Jemmy Hendrik dari Radar TV di siaran pers tersebut berteriak lantang sesaat gempa terjadi, "itu tsunami". Teriakan itu menyadarkan beberapa orang di sekitarnya yang tengah menolong orang lain yang terjatuh dan tengah merekam peristiwa itu dengan telepon genggam mereka. Ada bahaya besar di depan mata mereka. Mereka pun ikut berteriak sekeras-kerasnya memperingatkan semua orang. "Lari.., lari, tsunami, tsunami..!"
"Kami langsung masuk mobil dan putar balik," cerita Abdy. "Kami lihat banyak orang lari ke sana ke mari. Kami buka pintu dan menarik beberapa masuk. Sampai tak ada lagi yang bisa masuk. Ibu-ibu, nenek-nenek, anak-anak, semua histeris dan menangis di dalam mobil yang sesak. Ketakutan dan tercekam."
Ody Rahman dari NET TV langsung tancap gas menuju ke tempat lebih tinggi, di dalam mobil para jurnalis ini sejumlah warga juga ikut naik. Cerita Abdy di dalam mobil tersebut ada 12 warga yang ikut ke dalam mobil.
"Kami semua keluar. Saya hitung-hitung, ada duabelas orang yang ikut kami. Total 17 dalam mobil yang hanya untuk 8 orang termasuk pengemudi. Saya tidak tahu bagaimana bisa muat sebanyak itu,"
Di siaran pers tersebut disebutkan bahwa para jurnalis Palu ini tentu saja panik karena tak bisa menghubungi keluarganya namun masih memiliki nurani untuk menolong orang lain. "Tak ada lagi sambungan telepon. Kami bingung dan panik. Bagaimana keluarga kami," tutur Ody.
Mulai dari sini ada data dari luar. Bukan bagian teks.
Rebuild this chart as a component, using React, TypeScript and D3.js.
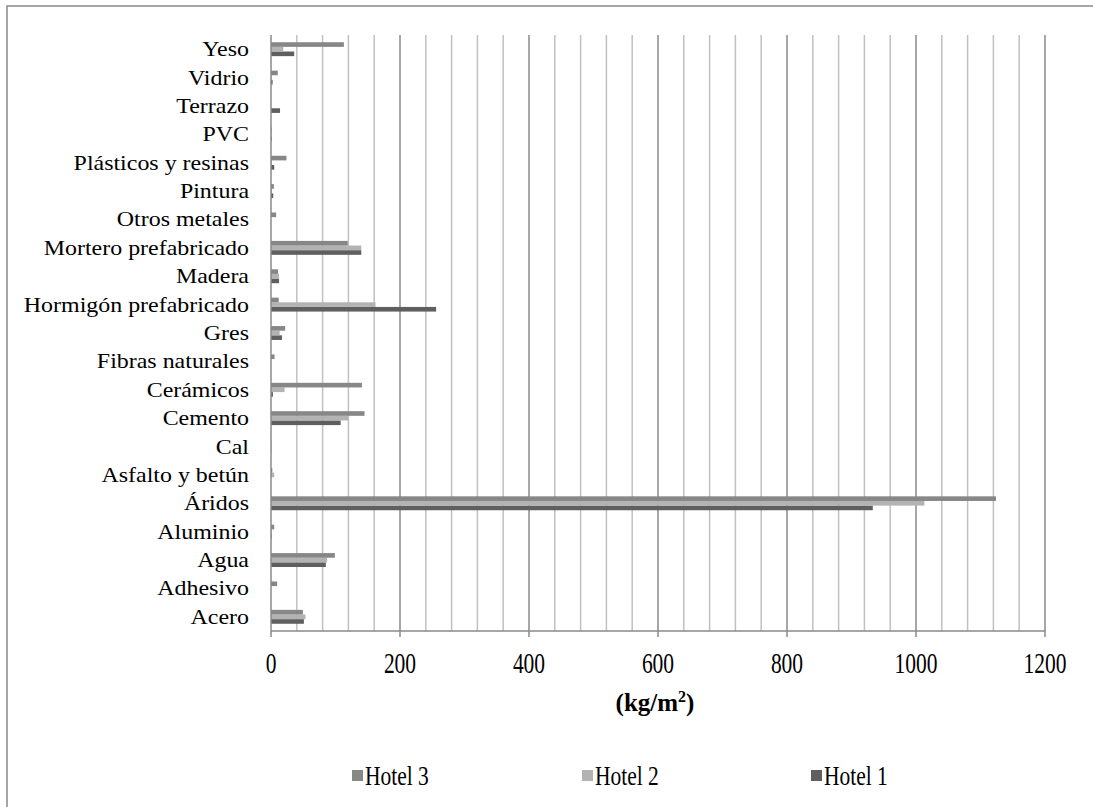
import React from "react";
import * as d3 from "d3";

const categories = [
  "Acero", "Adhesivo", "Agua", "Aluminio", "Áridos", "Asfalto y betún", "Cal",
  "Cemento", "Cerámicos", "Fibras naturales", "Gres", "Hormigón prefabricado",
  "Madera", "Mortero prefabricado", "Otros metales", "Pintura",
  "Plásticos y resinas", "PVC", "Terrazo", "Vidrio", "Yeso",
];
const hotel1 = [51, 0, 85, 1, 933, 0, 0.3, 108, 3, 0, 17, 256, 12.5, 140, 0, 3.5, 5, 1, 14, 2.5, 36];
const hotel2 = [53.5, 0, 87, 1, 1013, 5, 0.5, 120, 21, 0, 13.5, 162, 12.5, 140, 0, 1.5, 1.5, 0.5, 0, 1, 19];
const hotel3 = [49.5, 9.5, 99, 5, 1124, 2, 0.5, 145, 141, 5.5, 22, 12, 11, 119, 8, 4.5, 24, 1, 0, 10.5, 113];
const seriesNames = ["Hotel 1", "Hotel 2", "Hotel 3"];
const seriesColors = ["#5f5f5f", "#b3b3b3", "#878787"];
const xTicks = [0, 200, 400, 600, 800, 1000, 1200];
const xTitle = "(kg/m";

export default function App() {
  const W = 1093, H = 807;
  const left = 271, right = 1045, top = 35, bottom = 631;
  const x = d3.scaleLinear().domain([0, 1200]).range([left, right]);
  const y = d3.scaleBand<string>().domain([...categories].reverse()).range([top, bottom]).paddingInner(0.51).paddingOuter(0.255);
  const sub = d3.scaleBand<string>().domain(["Hotel 3", "Hotel 2", "Hotel 1"]).range([0, y.bandwidth()]);
  const series = [hotel1, hotel2, hotel3];
  const minor = d3.range(40, 1201, 40).filter((v) => v % 200 !== 0);
  const tf: React.CSSProperties = { fontFamily: "Liberation Serif, serif" };
  const legend = [
    { name: "Hotel 3", color: seriesColors[2], x: 352 },
    { name: "Hotel 2", color: seriesColors[1], x: 582 },
    { name: "Hotel 1", color: seriesColors[0], x: 811 },
  ];
  return (
    <svg width={W} height={H} style={{ position: "absolute", left: 0, top: 0, background: "#fff" }}>
      <rect x={7} y={6} width={1200} height={1000} fill="#fff" stroke="#898989" strokeWidth={1.5} />
      {minor.map((v) => (
        <line key={"m" + v} x1={x(v)} x2={x(v)} y1={top} y2={bottom} stroke="#c0c0c0" strokeWidth={1.5} />
      ))}
      {xTicks.slice(1).map((v) => (
        <line key={"M" + v} x1={x(v)} x2={x(v)} y1={top} y2={bottom + 6} stroke="#8a8a8a" strokeWidth={1.5} />
      ))}
      {series.map((vals, si) =>
        categories.map((c, ci) => (
          <rect
            key={si + "-" + ci}
            x={x(0)}
            y={(y(c) as number) + (sub(seriesNames[si]) as number)}
            width={Math.max(0, x(vals[ci]) - x(0))}
            height={sub.bandwidth()}
            fill={seriesColors[si]}
          />
        ))
      )}
      <line x1={x(0)} x2={x(0)} y1={top} y2={bottom + 6} stroke="#8a8a8a" strokeWidth={1.5} />
      <line x1={x(0)} x2={right} y1={bottom} y2={bottom} stroke="#8a8a8a" strokeWidth={1.5} />
      {categories.map((c) => (
        <text
          key={c}
          style={tf}
          transform={`translate(249,${(y(c) as number) + y.bandwidth() / 2 + 7}) scale(1.14,1)`}
          textAnchor="end"
          fontSize={21}
          fill="#000"
        >
          {c}
        </text>
      ))}
      {xTicks.map((v) => (
        <text key={"t" + v} style={tf} transform={`translate(${x(v)},673) scale(1,1.4)`} textAnchor="middle" fontSize={21.5} fill="#000">
          {v}
        </text>
      ))}
      <text style={tf} x={655} y={711} textAnchor="middle" fontSize={25} fontWeight="bold" fill="#000">
        {xTitle}
        <tspan fontSize={16} dy={-9}>2</tspan>
        <tspan dy={9}>)</tspan>
      </text>
      {legend.map((l) => (
        <g key={l.name}>
          <rect x={l.x} y={770} width={11} height={11} fill={l.color} />
          <text style={tf} transform={`translate(${l.x + 13},785) scale(1,1.25)`} fontSize={21.5} fill="#000">{l.name}</text>
        </g>
      ))}
    </svg>
  );
}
Meski berada di kondisi yang mungkin tak semua orang bisa berpikir jernih, para jurnalis ini tetap menjalankan tugas mereka merekam peristiwa tersebut untuk kepentingan berita. 30 menit setelah peristiwa itu terjadi, kelima jurnalis ini memutuskan untuk kembali ke Palu.
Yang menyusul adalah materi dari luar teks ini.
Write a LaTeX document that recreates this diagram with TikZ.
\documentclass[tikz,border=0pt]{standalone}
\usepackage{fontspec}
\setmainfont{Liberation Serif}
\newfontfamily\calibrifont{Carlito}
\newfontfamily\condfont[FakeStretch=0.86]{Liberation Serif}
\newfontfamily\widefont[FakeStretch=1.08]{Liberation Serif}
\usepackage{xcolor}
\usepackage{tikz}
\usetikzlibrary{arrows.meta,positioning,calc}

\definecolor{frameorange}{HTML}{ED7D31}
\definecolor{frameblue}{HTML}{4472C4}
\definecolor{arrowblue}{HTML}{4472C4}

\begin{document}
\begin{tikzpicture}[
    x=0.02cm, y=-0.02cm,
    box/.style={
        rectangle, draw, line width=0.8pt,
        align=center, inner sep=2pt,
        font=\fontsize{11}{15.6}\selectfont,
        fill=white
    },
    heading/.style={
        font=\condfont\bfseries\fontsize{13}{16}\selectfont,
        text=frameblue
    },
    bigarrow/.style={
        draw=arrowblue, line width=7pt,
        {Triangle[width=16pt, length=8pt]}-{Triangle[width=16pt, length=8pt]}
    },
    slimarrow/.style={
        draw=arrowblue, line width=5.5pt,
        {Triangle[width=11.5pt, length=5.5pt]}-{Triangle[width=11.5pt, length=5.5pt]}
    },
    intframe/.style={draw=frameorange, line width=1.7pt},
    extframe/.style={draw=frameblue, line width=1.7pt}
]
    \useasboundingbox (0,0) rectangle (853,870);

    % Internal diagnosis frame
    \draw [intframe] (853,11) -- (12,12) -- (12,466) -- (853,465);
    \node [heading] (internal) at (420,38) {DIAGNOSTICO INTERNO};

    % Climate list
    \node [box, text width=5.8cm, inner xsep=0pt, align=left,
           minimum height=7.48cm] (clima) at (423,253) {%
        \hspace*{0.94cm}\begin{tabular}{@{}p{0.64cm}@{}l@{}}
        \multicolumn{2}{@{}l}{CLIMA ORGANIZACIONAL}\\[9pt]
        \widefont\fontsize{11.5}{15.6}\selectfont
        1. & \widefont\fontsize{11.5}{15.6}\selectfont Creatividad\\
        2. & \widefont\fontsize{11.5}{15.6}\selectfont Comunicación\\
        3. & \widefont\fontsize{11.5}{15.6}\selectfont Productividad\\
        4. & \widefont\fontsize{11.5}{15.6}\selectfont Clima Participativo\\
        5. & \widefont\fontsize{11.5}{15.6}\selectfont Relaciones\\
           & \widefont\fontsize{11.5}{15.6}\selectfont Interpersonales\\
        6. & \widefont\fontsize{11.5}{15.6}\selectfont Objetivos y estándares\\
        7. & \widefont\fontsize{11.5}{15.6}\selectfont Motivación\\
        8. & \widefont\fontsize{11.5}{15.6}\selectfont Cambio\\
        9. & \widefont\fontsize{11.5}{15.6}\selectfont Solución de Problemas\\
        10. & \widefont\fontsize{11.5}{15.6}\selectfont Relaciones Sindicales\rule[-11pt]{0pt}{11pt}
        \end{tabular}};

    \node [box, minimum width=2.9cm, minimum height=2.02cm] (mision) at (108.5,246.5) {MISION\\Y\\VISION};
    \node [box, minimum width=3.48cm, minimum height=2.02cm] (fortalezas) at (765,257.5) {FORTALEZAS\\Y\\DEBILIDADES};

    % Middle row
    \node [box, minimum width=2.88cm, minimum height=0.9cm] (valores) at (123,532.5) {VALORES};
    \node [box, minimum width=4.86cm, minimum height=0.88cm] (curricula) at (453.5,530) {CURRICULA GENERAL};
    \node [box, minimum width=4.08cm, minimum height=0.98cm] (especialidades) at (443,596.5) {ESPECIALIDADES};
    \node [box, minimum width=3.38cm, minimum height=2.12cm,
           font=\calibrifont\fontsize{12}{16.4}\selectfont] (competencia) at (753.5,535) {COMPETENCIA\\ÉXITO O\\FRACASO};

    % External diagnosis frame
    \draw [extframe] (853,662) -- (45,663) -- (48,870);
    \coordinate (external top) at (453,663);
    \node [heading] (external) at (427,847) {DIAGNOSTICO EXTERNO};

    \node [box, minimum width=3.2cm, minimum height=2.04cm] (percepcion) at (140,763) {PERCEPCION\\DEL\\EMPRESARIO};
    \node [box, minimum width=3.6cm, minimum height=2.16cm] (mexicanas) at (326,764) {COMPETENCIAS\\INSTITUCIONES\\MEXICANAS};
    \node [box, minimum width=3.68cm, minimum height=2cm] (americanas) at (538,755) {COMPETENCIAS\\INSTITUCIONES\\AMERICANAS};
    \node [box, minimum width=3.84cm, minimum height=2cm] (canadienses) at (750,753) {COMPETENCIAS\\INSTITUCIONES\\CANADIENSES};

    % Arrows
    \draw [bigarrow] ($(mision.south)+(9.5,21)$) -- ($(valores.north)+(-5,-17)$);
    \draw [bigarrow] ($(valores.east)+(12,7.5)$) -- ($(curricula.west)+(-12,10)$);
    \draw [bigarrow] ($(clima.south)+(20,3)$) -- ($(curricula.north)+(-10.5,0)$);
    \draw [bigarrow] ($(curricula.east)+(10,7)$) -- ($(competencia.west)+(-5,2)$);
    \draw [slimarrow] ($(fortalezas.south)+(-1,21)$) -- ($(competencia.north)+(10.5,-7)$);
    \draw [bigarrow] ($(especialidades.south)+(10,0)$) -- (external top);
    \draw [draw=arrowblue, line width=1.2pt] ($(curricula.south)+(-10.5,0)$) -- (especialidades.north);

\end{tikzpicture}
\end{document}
Perjalanan kembali ke Palu tidak mudah. Mereka harus melewati banyak bangunan runtuh dan sempat sempat membantu seorang ibu yang terjepit di reruntuhan bangunan di daerah Kelurahan Mamboro. "Kami berhenti dan membawanya ke tempat aman. Tampaknya ada tulang yang patah," tutur Ody.
Tiba di Palu, salah satu jurnalis Abdy harus pontang panting mencari keberdaan anak keduanya, Andra yang masih duduk di sekolah dasar. Andra terpisah dari dari istri dan anak pertamanya yang telah mengungsi.